Within occupied Poland, a secret underground army was also created. Known as the "Home army" (Armia Krajowa or AK), it eventually grew to a strength of almost 400,000 persons. This clandestine force, gathered in the face of a horrifying German occupation, was larger than that of any other occupied country.

Recognizing that the AK was too lightly armed to succeed in a general uprising, the exiled Polish government decided to husband its underground army and to await the moment when it could strike most effectively. By mid-summer 1944 it appeared that the moment was arriving. That moment, together with its prologue and its painful aftermath, is the subject of Norman Davies' "Rising '44."

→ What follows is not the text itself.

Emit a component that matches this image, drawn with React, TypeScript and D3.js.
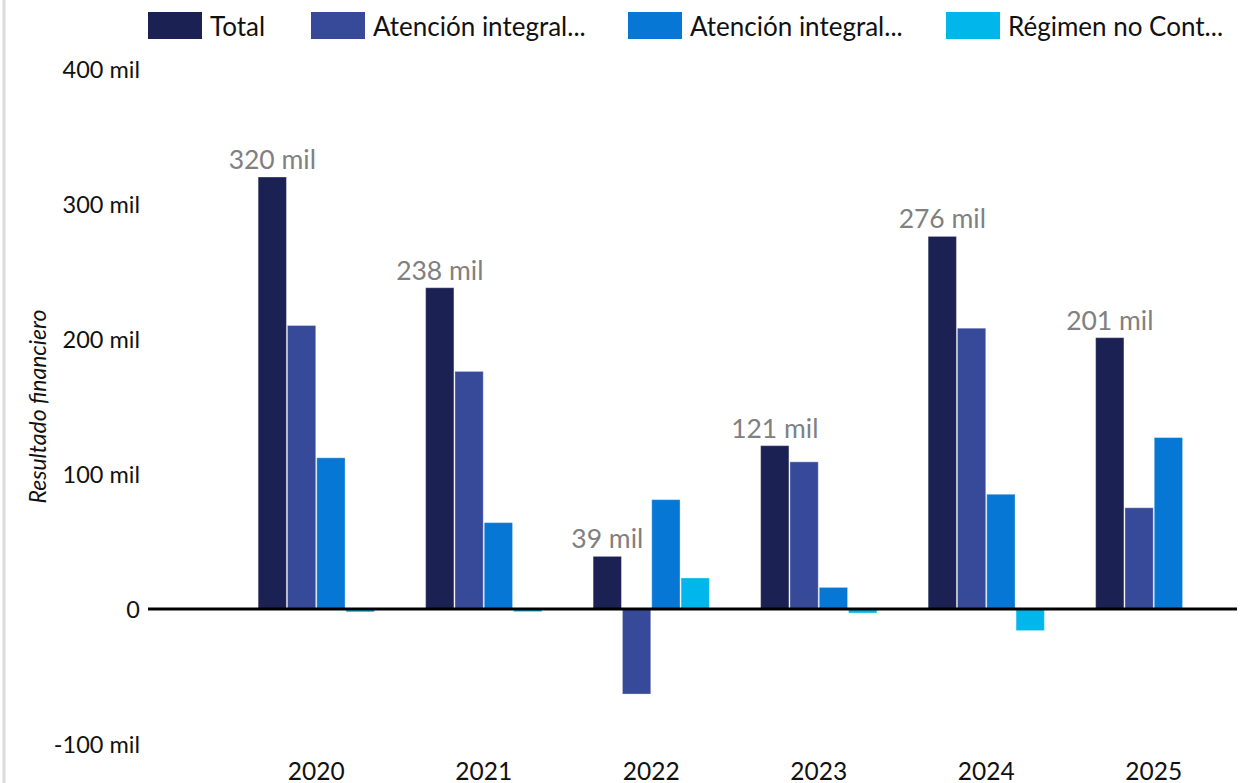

Allied armies had landed at Normandy and the Soviet army was driving the German invaders out of Russia. The end of Hitlerite Germany was clearly only a matter of months away.

However, the Polish government did not believe that a German defeat would necessarily restore their nation's independence. It was obvious that the Red army could soon occupy Poland as it crashed through into Germany. The Polish government foresaw

that the USSR would take over and hold onto the eastern third of Poland, which it had seized in 1939.

It was anticipated that the Soviets intended to install their own Polish puppet government and transform the nation into a docile satellite Communist state, to serve as a military barrier against any future resurgent Germany. That is what the Polish government feared, and this was not simply Polish paranoia. It was precisely what Joseph Stalin intended to do.

The Polish government-in-exile looked to the Western Allies, and especially Britain, to protect them against the Soviet menace. They believed that their significant contributions to the anti-Hitlerite cause merited them special consideration from those whose staunch friends they had, indeed, proved themselves to be.

But at the same time the Poles were fully determined to do everything possible in their own defense. Polish military planners developed a scheme by which Poland could both strike at the German enemy as well as preserve its own independence from Soviet takeover.